--- begin Recorded information ---

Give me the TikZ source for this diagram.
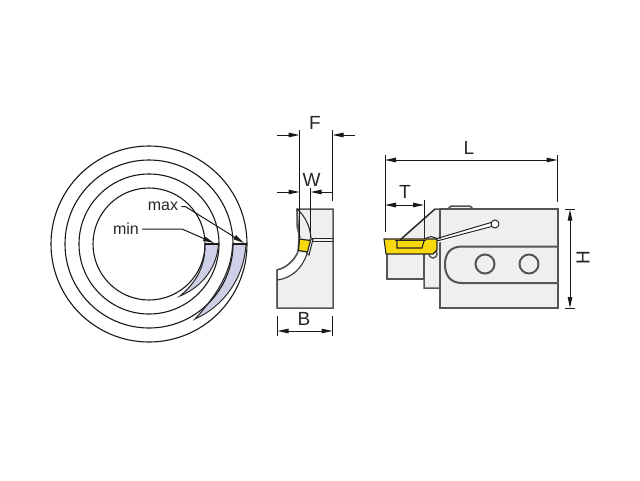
\documentclass[tikz,border=0pt]{standalone}
\usepackage{fontspec}
\setmainfont{Liberation Sans}
\usetikzlibrary{arrows.meta}
\definecolor{bodyfill}{HTML}{EFEFEF}
\definecolor{cres}{HTML}{CDD0E6}
\definecolor{ins}{HTML}{F7D90E}
\definecolor{edge}{HTML}{555555}
\tikzset{
  ring/.style={draw=black!90,line width=1.1pt},
  outl/.style={draw=edge,line width=1.5pt},
  thin line/.style={draw=black!85,line width=1pt},
  dimline/.style={draw=black!90,line width=1pt},
  dim both/.style={dimline,{Triangle[length=11pt,width=4.5pt]}-{Triangle[length=11pt,width=4.5pt]}},
  dim to/.style={dimline,-{Triangle[length=11pt,width=4.5pt]}},
  lab/.style={font=\fontsize{19}{19}\selectfont,inner sep=0pt,text=black!85},
  small lab/.style={font=\fontsize{16}{16}\selectfont,inner sep=0pt,text=black!85},
}
\begin{document}
\begin{tikzpicture}[x=1pt,y=-1pt]
\useasboundingbox (0,0) rectangle (640,480);
% ---- rings
\fill[cres] (205,244) -- (218.5,244) .. controls (218,268) and (203,284) .. (180,296) .. controls (194,282) and (206,268) .. cycle;
\fill[cres] (232.5,244) -- (246,244) .. controls (244,280) and (222,304) .. (195,319) .. controls (218,294) and (232,272) .. cycle;
\foreach \r in {98,84,70,56} \draw[ring] (149,244) circle (\r);
\draw[thin line] (205,244) .. controls (205.5,265) and (197,282) .. (180,296) .. controls (204,286) and (217,266) .. (218.5,244);
\draw[thin line] (232.5,244) .. controls (232,270) and (218,294) .. (195,319) .. controls (224,306) and (244,278) .. (246,244);
\draw[ring] (205,244) -- (219,244);
\draw[ring] (233,244) -- (247,244);
\node[small lab] (maxlab) at (163,206.5) {max};
\node[small lab] (minlab) at (126,229) {min};
\coordinate (maxend) at (244,243);
\coordinate (minend) at (214,243);
\draw[dim to] (maxlab.east) ++(3,0) -- ++(4,0) -- (maxend);
\draw[dim to] (minlab.east) ++(3,0) -- (182,229) -- (minend);
% ---- middle view
\draw[outl,fill=bodyfill] (297,209) -- (333,209) -- (333,308) -- (277,308) -- (277,270)
  .. controls (286,268) and (294,261) .. (298,252) -- (299,238) -- cycle;
\fill[white] (298,252) .. controls (294,261) and (286,268) .. (277,270) -- (277,280)
  .. controls (292,278) and (302,268) .. (307,254) -- cycle;
\draw[outl] (297,209) -- (297,226) -- (300,238);
\draw[thin line] (297,209) .. controls (305,216) and (310,226) .. (311,238);
\draw[outl] (277,308) -- (277,270) .. controls (286,268) and (294,261) .. (298,252);
\draw[thin line] (277.5,280) .. controls (292,278) and (302,268) .. (307,254);
\draw[thin line] (311,238.5) -- (333,238.5);
\draw[thin line] (311,241) -- (333,241);
\draw[thin line,fill=white] (310,239) -- (313,239) -- (309,255) -- (306.5,253) -- cycle;
\draw[draw=black!85,line width=1.2pt,fill=ins] (299.5,239) -- (310.5,240.5) -- (307.5,252) -- (298.5,250.5) -- cycle;
% dimensions F W B
\coordinate (Fl) at (299.5,130); \coordinate (Fl2) at (299.5,238);
\coordinate (Fr) at (332.5,130); \coordinate (Fr2) at (332.5,201);
\coordinate (Wm) at (310.5,188); \coordinate (Wm2) at (310.5,238);
\draw[dimline] (Fl) -- (Fl2);
\draw[dimline] (Fr) -- (Fr2);
\draw[dimline] (Wm) -- (Wm2);
\coordinate (Fal) at (277,135); \coordinate (Far) at (355,135);
\draw[dim to] (Fal) -- (Fl |- Fal);
\draw[dim to] (Far) -- (Fr |- Far);
\coordinate (Wal) at (277,192); \coordinate (War) at (332.5,192);
\draw[dim to] (Wal) -- (Fl |- Wal);
\draw[dim to] (War) -- (Wm |- War);
\node[lab] (F) at (315,122.5) {F};
\node[lab] (W) at (311.5,180) {W};
\coordinate (Bl) at (277.5,316); \coordinate (Bl2) at (277.5,336);
\coordinate (Br) at (332.5,316); \coordinate (Br2) at (332.5,336);
\draw[dimline] (Bl) -- (Bl2);
\draw[dimline] (Br) -- (Br2);
\coordinate (Bal) at (277.5,331); \coordinate (Bar) at (332.5,331);
\draw[dim both] (Bal) -- (Bar);
\node[lab] (B) at (304,318.5) {B};
% ---- right view
\draw[outl,fill=bodyfill] (387,253) -- (387,279) -- (424,279) -- (424,253) -- cycle;
\draw[outl,fill=bodyfill] (400,240) -- (435,209) -- (440,209) -- (440,288) -- (424,288) -- (424,240) -- cycle;
\draw[thin line] (424,220) -- (424,240);
\draw[outl,fill=bodyfill] (448,209) -- (451,206) -- (470,206) -- (473,209) -- cycle;
\draw[outl,fill=bodyfill] (440,209) -- (558,209) -- (558,308) -- (440,308) -- cycle;
% slot
\draw[draw=edge,line width=2pt] (558,246.5) -- (462,246.5) .. controls (450,246.5) and (445,254) .. (445,264.5)
  .. controls (445,275) and (450,283) .. (462,283) -- (558,283);
\draw[draw=edge,line width=2pt,fill=bodyfill] (485,264) circle (9.5);
\draw[draw=edge,line width=2pt,fill=bodyfill] (529,264) circle (9.5);
% spring slit
\draw[outl,fill=white] (433,254) circle (4);
\fill[white] (437,240) -- (491,222) -- (492,227) -- (437,243) -- cycle;
\draw[thin line] (424,239) -- (431,236.5) -- (437,238.5) -- (491,222.5);
\draw[thin line] (437,241) -- (491.5,226.5);
\draw[thin line,fill=white] (495,224) circle (4);
% insert
\draw[draw=black!85,line width=1.1pt,fill=ins] (384,239) -- (437,239) -- (437,250) -- (433,254) -- (386,254) -- cycle;
\draw[draw=black!85,line width=1.1pt] (397,241) -- (397,248) -- (422,248) -- (424,241);
\draw[draw=black!85,line width=1.1pt] (395,240.5) -- (426,240.5);
\draw[thin line] (400,240) -- (435,209);
% dimensions L T H
\coordinate (Ll) at (385,155); \coordinate (Ll2) at (385,232);
\coordinate (Lr) at (557.5,155); \coordinate (Lr2) at (557.5,202);
\draw[dimline] (Ll) -- (Ll2);
\draw[dimline] (Lr) -- (Lr2);
\coordinate (Lal) at (385,160); \coordinate (Lar) at (557.5,160);
\draw[dim both] (Lal) -- (Lar);
\node[lab] (L) at (469,148) {L};
\coordinate (Tr) at (424,200); \coordinate (Tr2) at (424,222);
\draw[dimline] (Tr) -- (Tr2);
\coordinate (Tal) at (385,205); \coordinate (Tar) at (424,205);
\draw[dim both] (Tal) -- (Tar);
\node[lab] (T) at (405,192) {T};
\coordinate (Ht1) at (565,209.5); \coordinate (Ht2) at (575,209.5);
\coordinate (Hb1) at (565,308); \coordinate (Hb2) at (575,308);
\draw[dimline] (Ht1) -- (Ht2);
\draw[dimline] (Hb1) -- (Hb2);
\coordinate (Hat) at (570,209.5); \coordinate (Hab) at (570,308);
\draw[dim both] (Hat) -- (Hab);
\node[lab,rotate=90] (H) at (583,258) {H};
\end{tikzpicture}
\end{document}
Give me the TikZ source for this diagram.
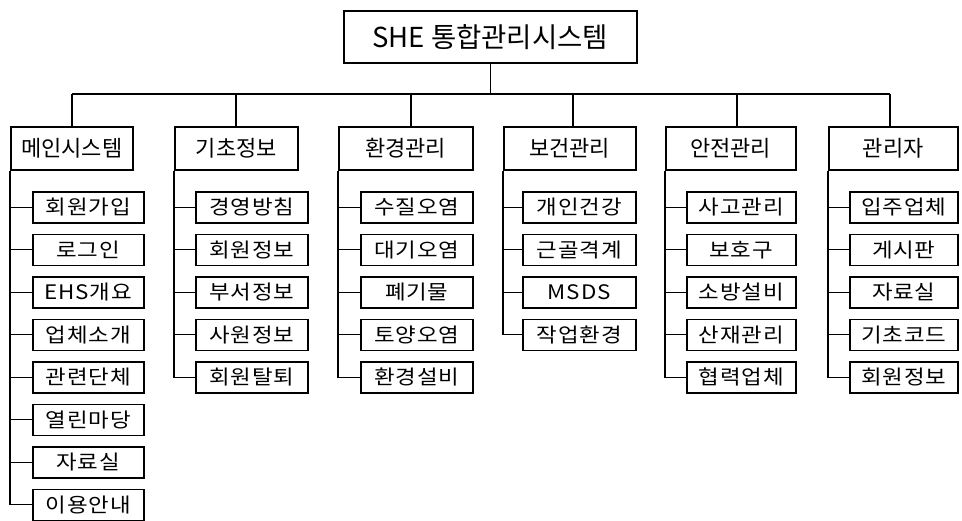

--- end Recorded information ---

Write the records above out again exactly, with no pictures in your copy.

Give me the TikZ source for this diagram.
\documentclass[tikz,border=0pt]{standalone}
\usepackage{fontspec}
\setmainfont{Liberation Sans}
\usetikzlibrary{arrows.meta}
\definecolor{bodyfill}{HTML}{EFEFEF}
\definecolor{cres}{HTML}{CDD0E6}
\definecolor{ins}{HTML}{F7D90E}
\definecolor{edge}{HTML}{555555}
\tikzset{
  ring/.style={draw=black!90,line width=1.1pt},
  outl/.style={draw=edge,line width=1.5pt},
  thin line/.style={draw=black!85,line width=1pt},
  dimline/.style={draw=black!90,line width=1pt},
  dim both/.style={dimline,{Triangle[length=11pt,width=4.5pt]}-{Triangle[length=11pt,width=4.5pt]}},
  dim to/.style={dimline,-{Triangle[length=11pt,width=4.5pt]}},
  lab/.style={font=\fontsize{19}{19}\selectfont,inner sep=0pt,text=black!85},
  small lab/.style={font=\fontsize{16}{16}\selectfont,inner sep=0pt,text=black!85},
}
\begin{document}
\begin{tikzpicture}[x=1pt,y=-1pt]
\useasboundingbox (0,0) rectangle (640,480);
% ---- rings
\fill[cres] (205,244) -- (218.5,244) .. controls (218,268) and (203,284) .. (180,296) .. controls (194,282) and (206,268) .. cycle;
\fill[cres] (232.5,244) -- (246,244) .. controls (244,280) and (222,304) .. (195,319) .. controls (218,294) and (232,272) .. cycle;
\foreach \r in {98,84,70,56} \draw[ring] (149,244) circle (\r);
\draw[thin line] (205,244) .. controls (205.5,265) and (197,282) .. (180,296) .. controls (204,286) and (217,266) .. (218.5,244);
\draw[thin line] (232.5,244) .. controls (232,270) and (218,294) .. (195,319) .. controls (224,306) and (244,278) .. (246,244);
\draw[ring] (205,244) -- (219,244);
\draw[ring] (233,244) -- (247,244);
\node[small lab] (maxlab) at (163,206.5) {max};
\node[small lab] (minlab) at (126,229) {min};
\coordinate (maxend) at (244,243);
\coordinate (minend) at (214,243);
\draw[dim to] (maxlab.east) ++(3,0) -- ++(4,0) -- (maxend);
\draw[dim to] (minlab.east) ++(3,0) -- (182,229) -- (minend);
% ---- middle view
\draw[outl,fill=bodyfill] (297,209) -- (333,209) -- (333,308) -- (277,308) -- (277,270)
  .. controls (286,268) and (294,261) .. (298,252) -- (299,238) -- cycle;
\fill[white] (298,252) .. controls (294,261) and (286,268) .. (277,270) -- (277,280)
  .. controls (292,278) and (302,268) .. (307,254) -- cycle;
\draw[outl] (297,209) -- (297,226) -- (300,238);
\draw[thin line] (297,209) .. controls (305,216) and (310,226) .. (311,238);
\draw[outl] (277,308) -- (277,270) .. controls (286,268) and (294,261) .. (298,252);
\draw[thin line] (277.5,280) .. controls (292,278) and (302,268) .. (307,254);
\draw[thin line] (311,238.5) -- (333,238.5);
\draw[thin line] (311,241) -- (333,241);
\draw[thin line,fill=white] (310,239) -- (313,239) -- (309,255) -- (306.5,253) -- cycle;
\draw[draw=black!85,line width=1.2pt,fill=ins] (299.5,239) -- (310.5,240.5) -- (307.5,252) -- (298.5,250.5) -- cycle;
% dimensions F W B
\coordinate (Fl) at (299.5,130); \coordinate (Fl2) at (299.5,238);
\coordinate (Fr) at (332.5,130); \coordinate (Fr2) at (332.5,201);
\coordinate (Wm) at (310.5,188); \coordinate (Wm2) at (310.5,238);
\draw[dimline] (Fl) -- (Fl2);
\draw[dimline] (Fr) -- (Fr2);
\draw[dimline] (Wm) -- (Wm2);
\coordinate (Fal) at (277,135); \coordinate (Far) at (355,135);
\draw[dim to] (Fal) -- (Fl |- Fal);
\draw[dim to] (Far) -- (Fr |- Far);
\coordinate (Wal) at (277,192); \coordinate (War) at (332.5,192);
\draw[dim to] (Wal) -- (Fl |- Wal);
\draw[dim to] (War) -- (Wm |- War);
\node[lab] (F) at (315,122.5) {F};
\node[lab] (W) at (311.5,180) {W};
\coordinate (Bl) at (277.5,316); \coordinate (Bl2) at (277.5,336);
\coordinate (Br) at (332.5,316); \coordinate (Br2) at (332.5,336);
\draw[dimline] (Bl) -- (Bl2);
\draw[dimline] (Br) -- (Br2);
\coordinate (Bal) at (277.5,331); \coordinate (Bar) at (332.5,331);
\draw[dim both] (Bal) -- (Bar);
\node[lab] (B) at (304,318.5) {B};
% ---- right view
\draw[outl,fill=bodyfill] (387,253) -- (387,279) -- (424,279) -- (424,253) -- cycle;
\draw[outl,fill=bodyfill] (400,240) -- (435,209) -- (440,209) -- (440,288) -- (424,288) -- (424,240) -- cycle;
\draw[thin line] (424,220) -- (424,240);
\draw[outl,fill=bodyfill] (448,209) -- (451,206) -- (470,206) -- (473,209) -- cycle;
\draw[outl,fill=bodyfill] (440,209) -- (558,209) -- (558,308) -- (440,308) -- cycle;
% slot
\draw[draw=edge,line width=2pt] (558,246.5) -- (462,246.5) .. controls (450,246.5) and (445,254) .. (445,264.5)
  .. controls (445,275) and (450,283) .. (462,283) -- (558,283);
\draw[draw=edge,line width=2pt,fill=bodyfill] (485,264) circle (9.5);
\draw[draw=edge,line width=2pt,fill=bodyfill] (529,264) circle (9.5);
% spring slit
\draw[outl,fill=white] (433,254) circle (4);
\fill[white] (437,240) -- (491,222) -- (492,227) -- (437,243) -- cycle;
\draw[thin line] (424,239) -- (431,236.5) -- (437,238.5) -- (491,222.5);
\draw[thin line] (437,241) -- (491.5,226.5);
\draw[thin line,fill=white] (495,224) circle (4);
% insert
\draw[draw=black!85,line width=1.1pt,fill=ins] (384,239) -- (437,239) -- (437,250) -- (433,254) -- (386,254) -- cycle;
\draw[draw=black!85,line width=1.1pt] (397,241) -- (397,248) -- (422,248) -- (424,241);
\draw[draw=black!85,line width=1.1pt] (395,240.5) -- (426,240.5);
\draw[thin line] (400,240) -- (435,209);
% dimensions L T H
\coordinate (Ll) at (385,155); \coordinate (Ll2) at (385,232);
\coordinate (Lr) at (557.5,155); \coordinate (Lr2) at (557.5,202);
\draw[dimline] (Ll) -- (Ll2);
\draw[dimline] (Lr) -- (Lr2);
\coordinate (Lal) at (385,160); \coordinate (Lar) at (557.5,160);
\draw[dim both] (Lal) -- (Lar);
\node[lab] (L) at (469,148) {L};
\coordinate (Tr) at (424,200); \coordinate (Tr2) at (424,222);
\draw[dimline] (Tr) -- (Tr2);
\coordinate (Tal) at (385,205); \coordinate (Tar) at (424,205);
\draw[dim both] (Tal) -- (Tar);
\node[lab] (T) at (405,192) {T};
\coordinate (Ht1) at (565,209.5); \coordinate (Ht2) at (575,209.5);
\coordinate (Hb1) at (565,308); \coordinate (Hb2) at (575,308);
\draw[dimline] (Ht1) -- (Ht2);
\draw[dimline] (Hb1) -- (Hb2);
\coordinate (Hat) at (570,209.5); \coordinate (Hab) at (570,308);
\draw[dim both] (Hat) -- (Hab);
\node[lab,rotate=90] (H) at (583,258) {H};
\end{tikzpicture}
\end{document}
Give me the TikZ source for this diagram.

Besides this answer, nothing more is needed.